:: INFORMATION SUPPLIED ::
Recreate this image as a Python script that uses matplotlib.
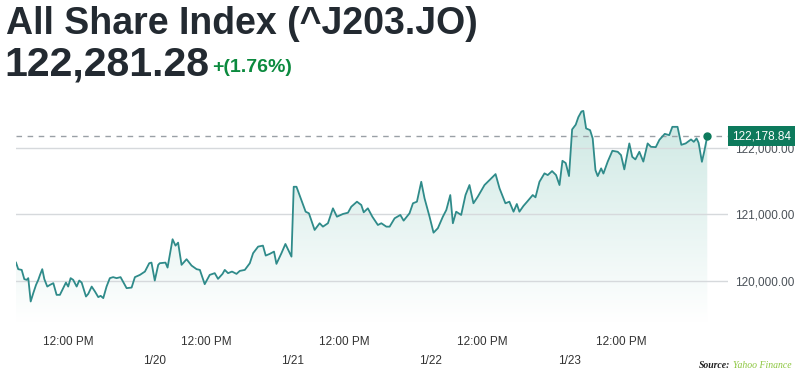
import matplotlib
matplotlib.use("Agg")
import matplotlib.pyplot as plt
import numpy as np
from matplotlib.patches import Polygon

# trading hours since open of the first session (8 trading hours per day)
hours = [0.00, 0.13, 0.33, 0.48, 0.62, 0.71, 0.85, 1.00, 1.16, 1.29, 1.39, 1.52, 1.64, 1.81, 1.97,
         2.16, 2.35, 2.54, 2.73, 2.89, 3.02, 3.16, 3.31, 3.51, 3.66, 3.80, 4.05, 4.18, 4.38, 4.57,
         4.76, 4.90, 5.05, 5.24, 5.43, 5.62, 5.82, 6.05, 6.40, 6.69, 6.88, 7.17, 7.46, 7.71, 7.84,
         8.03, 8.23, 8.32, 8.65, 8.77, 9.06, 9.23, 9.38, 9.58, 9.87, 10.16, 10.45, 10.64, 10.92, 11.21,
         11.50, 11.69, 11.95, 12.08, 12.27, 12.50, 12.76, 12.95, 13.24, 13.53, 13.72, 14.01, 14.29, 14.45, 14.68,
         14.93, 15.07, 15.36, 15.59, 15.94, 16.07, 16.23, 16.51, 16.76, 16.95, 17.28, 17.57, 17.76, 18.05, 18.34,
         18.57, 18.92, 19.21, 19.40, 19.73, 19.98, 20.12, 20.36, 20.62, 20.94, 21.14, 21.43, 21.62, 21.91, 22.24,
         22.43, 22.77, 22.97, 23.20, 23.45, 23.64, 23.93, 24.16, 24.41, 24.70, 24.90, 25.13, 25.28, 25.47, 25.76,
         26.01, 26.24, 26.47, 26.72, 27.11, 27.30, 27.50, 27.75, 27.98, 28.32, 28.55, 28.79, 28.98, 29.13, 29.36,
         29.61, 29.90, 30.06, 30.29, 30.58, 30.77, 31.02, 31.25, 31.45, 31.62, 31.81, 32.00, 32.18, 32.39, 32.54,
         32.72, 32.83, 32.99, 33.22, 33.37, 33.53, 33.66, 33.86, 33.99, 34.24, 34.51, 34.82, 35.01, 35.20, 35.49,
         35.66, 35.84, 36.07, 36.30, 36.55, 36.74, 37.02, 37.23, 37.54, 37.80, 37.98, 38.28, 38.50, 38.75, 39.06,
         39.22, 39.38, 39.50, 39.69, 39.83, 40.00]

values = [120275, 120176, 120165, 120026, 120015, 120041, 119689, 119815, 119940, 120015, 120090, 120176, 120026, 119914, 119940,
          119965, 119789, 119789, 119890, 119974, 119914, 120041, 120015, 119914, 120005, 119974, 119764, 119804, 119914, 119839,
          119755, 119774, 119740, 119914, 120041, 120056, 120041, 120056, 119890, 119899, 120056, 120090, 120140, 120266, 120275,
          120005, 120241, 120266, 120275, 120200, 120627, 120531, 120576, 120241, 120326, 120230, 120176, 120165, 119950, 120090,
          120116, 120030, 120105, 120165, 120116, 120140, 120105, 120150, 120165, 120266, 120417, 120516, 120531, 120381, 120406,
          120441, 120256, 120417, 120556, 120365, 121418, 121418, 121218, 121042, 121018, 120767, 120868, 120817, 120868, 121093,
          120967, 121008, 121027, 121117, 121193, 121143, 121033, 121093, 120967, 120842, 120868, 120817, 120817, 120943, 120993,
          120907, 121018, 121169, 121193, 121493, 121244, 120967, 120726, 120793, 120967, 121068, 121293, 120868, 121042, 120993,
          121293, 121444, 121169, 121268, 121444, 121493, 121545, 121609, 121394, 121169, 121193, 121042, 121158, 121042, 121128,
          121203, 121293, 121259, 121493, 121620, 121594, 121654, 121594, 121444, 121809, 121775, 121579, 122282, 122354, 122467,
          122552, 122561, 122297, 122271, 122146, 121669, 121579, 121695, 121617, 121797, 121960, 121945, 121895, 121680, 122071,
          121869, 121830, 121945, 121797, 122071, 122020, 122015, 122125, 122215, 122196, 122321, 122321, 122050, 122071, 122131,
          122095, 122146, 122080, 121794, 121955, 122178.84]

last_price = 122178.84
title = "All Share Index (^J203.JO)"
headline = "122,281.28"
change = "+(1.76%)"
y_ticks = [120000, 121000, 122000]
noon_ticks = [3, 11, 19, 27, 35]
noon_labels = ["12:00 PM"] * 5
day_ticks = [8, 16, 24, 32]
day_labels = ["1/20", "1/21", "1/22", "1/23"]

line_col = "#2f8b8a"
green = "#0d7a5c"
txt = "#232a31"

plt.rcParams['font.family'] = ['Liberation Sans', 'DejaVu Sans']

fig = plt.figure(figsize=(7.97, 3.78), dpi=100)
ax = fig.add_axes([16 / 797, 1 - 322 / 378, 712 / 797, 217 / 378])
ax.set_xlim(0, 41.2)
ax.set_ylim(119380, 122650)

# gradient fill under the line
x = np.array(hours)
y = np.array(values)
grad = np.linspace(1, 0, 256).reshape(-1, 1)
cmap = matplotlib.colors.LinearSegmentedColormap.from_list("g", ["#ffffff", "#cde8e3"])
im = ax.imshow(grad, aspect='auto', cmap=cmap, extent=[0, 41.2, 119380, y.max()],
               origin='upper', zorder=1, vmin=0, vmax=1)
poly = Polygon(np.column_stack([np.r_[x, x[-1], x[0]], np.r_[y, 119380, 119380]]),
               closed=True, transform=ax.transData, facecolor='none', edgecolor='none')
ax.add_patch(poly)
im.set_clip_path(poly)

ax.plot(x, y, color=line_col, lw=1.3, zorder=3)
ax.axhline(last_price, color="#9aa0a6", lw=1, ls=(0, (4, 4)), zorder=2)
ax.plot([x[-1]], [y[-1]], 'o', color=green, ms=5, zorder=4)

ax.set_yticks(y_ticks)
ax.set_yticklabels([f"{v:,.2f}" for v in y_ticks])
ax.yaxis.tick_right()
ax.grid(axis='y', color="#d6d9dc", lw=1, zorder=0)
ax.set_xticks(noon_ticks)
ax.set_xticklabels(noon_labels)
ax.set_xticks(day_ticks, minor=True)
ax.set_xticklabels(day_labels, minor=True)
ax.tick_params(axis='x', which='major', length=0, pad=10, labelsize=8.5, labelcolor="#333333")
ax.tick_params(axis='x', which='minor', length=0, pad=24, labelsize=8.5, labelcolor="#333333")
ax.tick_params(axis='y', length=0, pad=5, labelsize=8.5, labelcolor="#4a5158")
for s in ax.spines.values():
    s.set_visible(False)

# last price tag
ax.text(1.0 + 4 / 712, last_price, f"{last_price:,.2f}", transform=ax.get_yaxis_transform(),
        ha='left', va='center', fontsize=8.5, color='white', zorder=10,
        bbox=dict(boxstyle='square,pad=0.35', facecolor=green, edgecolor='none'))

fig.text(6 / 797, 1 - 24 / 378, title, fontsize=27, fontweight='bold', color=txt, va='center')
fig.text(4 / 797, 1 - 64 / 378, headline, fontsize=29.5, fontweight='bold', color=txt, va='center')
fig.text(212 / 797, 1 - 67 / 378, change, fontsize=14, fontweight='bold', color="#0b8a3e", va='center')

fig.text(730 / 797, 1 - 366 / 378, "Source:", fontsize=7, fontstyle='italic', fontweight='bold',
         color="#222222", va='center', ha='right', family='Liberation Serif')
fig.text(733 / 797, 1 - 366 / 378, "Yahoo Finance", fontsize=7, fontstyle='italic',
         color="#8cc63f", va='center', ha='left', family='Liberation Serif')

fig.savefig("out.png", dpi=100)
:::
Copy the listing exactly. Any image in it stays out of the copy.

### [EXERCISE OUTPUT]
Recreate this image as a Python script that uses matplotlib.
import matplotlib
matplotlib.use("Agg")
import matplotlib.pyplot as plt
import numpy as np
from matplotlib.patches import Polygon

# trading hours since open of the first session (8 trading hours per day)
hours = [0.00, 0.13, 0.33, 0.48, 0.62, 0.71, 0.85, 1.00, 1.16, 1.29, 1.39, 1.52, 1.64, 1.81, 1.97,
         2.16, 2.35, 2.54, 2.73, 2.89, 3.02, 3.16, 3.31, 3.51, 3.66, 3.80, 4.05, 4.18, 4.38, 4.57,
         4.76, 4.90, 5.05, 5.24, 5.43, 5.62, 5.82, 6.05, 6.40, 6.69, 6.88, 7.17, 7.46, 7.71, 7.84,
         8.03, 8.23, 8.32, 8.65, 8.77, 9.06, 9.23, 9.38, 9.58, 9.87, 10.16, 10.45, 10.64, 10.92, 11.21,
         11.50, 11.69, 11.95, 12.08, 12.27, 12.50, 12.76, 12.95, 13.24, 13.53, 13.72, 14.01, 14.29, 14.45, 14.68,
         14.93, 15.07, 15.36, 15.59, 15.94, 16.07, 16.23, 16.51, 16.76, 16.95, 17.28, 17.57, 17.76, 18.05, 18.34,
         18.57, 18.92, 19.21, 19.40, 19.73, 19.98, 20.12, 20.36, 20.62, 20.94, 21.14, 21.43, 21.62, 21.91, 22.24,
         22.43, 22.77, 22.97, 23.20, 23.45, 23.64, 23.93, 24.16, 24.41, 24.70, 24.90, 25.13, 25.28, 25.47, 25.76,
         26.01, 26.24, 26.47, 26.72, 27.11, 27.30, 27.50, 27.75, 27.98, 28.32, 28.55, 28.79, 28.98, 29.13, 29.36,
         29.61, 29.90, 30.06, 30.29, 30.58, 30.77, 31.02, 31.25, 31.45, 31.62, 31.81, 32.00, 32.18, 32.39, 32.54,
         32.72, 32.83, 32.99, 33.22, 33.37, 33.53, 33.66, 33.86, 33.99, 34.24, 34.51, 34.82, 35.01, 35.20, 35.49,
         35.66, 35.84, 36.07, 36.30, 36.55, 36.74, 37.02, 37.23, 37.54, 37.80, 37.98, 38.28, 38.50, 38.75, 39.06,
         39.22, 39.38, 39.50, 39.69, 39.83, 40.00]

values = [120275, 120176, 120165, 120026, 120015, 120041, 119689, 119815, 119940, 120015, 120090, 120176, 120026, 119914, 119940,
          119965, 119789, 119789, 119890, 119974, 119914, 120041, 120015, 119914, 120005, 119974, 119764, 119804, 119914, 119839,
          119755, 119774, 119740, 119914, 120041, 120056, 120041, 120056, 119890, 119899, 120056, 120090, 120140, 120266, 120275,
          120005, 120241, 120266, 120275, 120200, 120627, 120531, 120576, 120241, 120326, 120230, 120176, 120165, 119950, 120090,
          120116, 120030, 120105, 120165, 120116, 120140, 120105, 120150, 120165, 120266, 120417, 120516, 120531, 120381, 120406,
          120441, 120256, 120417, 120556, 120365, 121418, 121418, 121218, 121042, 121018, 120767, 120868, 120817, 120868, 121093,
          120967, 121008, 121027, 121117, 121193, 121143, 121033, 121093, 120967, 120842, 120868, 120817, 120817, 120943, 120993,
          120907, 121018, 121169, 121193, 121493, 121244, 120967, 120726, 120793, 120967, 121068, 121293, 120868, 121042, 120993,
          121293, 121444, 121169, 121268, 121444, 121493, 121545, 121609, 121394, 121169, 121193, 121042, 121158, 121042, 121128,
          121203, 121293, 121259, 121493, 121620, 121594, 121654, 121594, 121444, 121809, 121775, 121579, 122282, 122354, 122467,
          122552, 122561, 122297, 122271, 122146, 121669, 121579, 121695, 121617, 121797, 121960, 121945, 121895, 121680, 122071,
          121869, 121830, 121945, 121797, 122071, 122020, 122015, 122125, 122215, 122196, 122321, 122321, 122050, 122071, 122131,
          122095, 122146, 122080, 121794, 121955, 122178.84]

last_price = 122178.84
title = "All Share Index (^J203.JO)"
headline = "122,281.28"
change = "+(1.76%)"
y_ticks = [120000, 121000, 122000]
noon_ticks = [3, 11, 19, 27, 35]
noon_labels = ["12:00 PM"] * 5
day_ticks = [8, 16, 24, 32]
day_labels = ["1/20", "1/21", "1/22", "1/23"]

line_col = "#2f8b8a"
green = "#0d7a5c"
txt = "#232a31"

plt.rcParams['font.family'] = ['Liberation Sans', 'DejaVu Sans']

fig = plt.figure(figsize=(7.97, 3.78), dpi=100)
ax = fig.add_axes([16 / 797, 1 - 322 / 378, 712 / 797, 217 / 378])
ax.set_xlim(0, 41.2)
ax.set_ylim(119380, 122650)

# gradient fill under the line
x = np.array(hours)
y = np.array(values)
grad = np.linspace(1, 0, 256).reshape(-1, 1)
cmap = matplotlib.colors.LinearSegmentedColormap.from_list("g", ["#ffffff", "#cde8e3"])
im = ax.imshow(grad, aspect='auto', cmap=cmap, extent=[0, 41.2, 119380, y.max()],
               origin='upper', zorder=1, vmin=0, vmax=1)
poly = Polygon(np.column_stack([np.r_[x, x[-1], x[0]], np.r_[y, 119380, 119380]]),
               closed=True, transform=ax.transData, facecolor='none', edgecolor='none')
ax.add_patch(poly)
im.set_clip_path(poly)

ax.plot(x, y, color=line_col, lw=1.3, zorder=3)
ax.axhline(last_price, color="#9aa0a6", lw=1, ls=(0, (4, 4)), zorder=2)
ax.plot([x[-1]], [y[-1]], 'o', color=green, ms=5, zorder=4)

ax.set_yticks(y_ticks)
ax.set_yticklabels([f"{v:,.2f}" for v in y_ticks])
ax.yaxis.tick_right()
ax.grid(axis='y', color="#d6d9dc", lw=1, zorder=0)
ax.set_xticks(noon_ticks)
ax.set_xticklabels(noon_labels)
ax.set_xticks(day_ticks, minor=True)
ax.set_xticklabels(day_labels, minor=True)
ax.tick_params(axis='x', which='major', length=0, pad=10, labelsize=8.5, labelcolor="#333333")
ax.tick_params(axis='x', which='minor', length=0, pad=24, labelsize=8.5, labelcolor="#333333")
ax.tick_params(axis='y', length=0, pad=5, labelsize=8.5, labelcolor="#4a5158")
for s in ax.spines.values():
    s.set_visible(False)

# last price tag
ax.text(1.0 + 4 / 712, last_price, f"{last_price:,.2f}", transform=ax.get_yaxis_transform(),
        ha='left', va='center', fontsize=8.5, color='white', zorder=10,
        bbox=dict(boxstyle='square,pad=0.35', facecolor=green, edgecolor='none'))

fig.text(6 / 797, 1 - 24 / 378, title, fontsize=27, fontweight='bold', color=txt, va='center')
fig.text(4 / 797, 1 - 64 / 378, headline, fontsize=29.5, fontweight='bold', color=txt, va='center')
fig.text(212 / 797, 1 - 67 / 378, change, fontsize=14, fontweight='bold', color="#0b8a3e", va='center')

fig.text(730 / 797, 1 - 366 / 378, "Source:", fontsize=7, fontstyle='italic', fontweight='bold',
         color="#222222", va='center', ha='right', family='Liberation Serif')
fig.text(733 / 797, 1 - 366 / 378, "Yahoo Finance", fontsize=7, fontstyle='italic',
         color="#8cc63f", va='center', ha='left', family='Liberation Serif')

fig.savefig("out.png", dpi=100)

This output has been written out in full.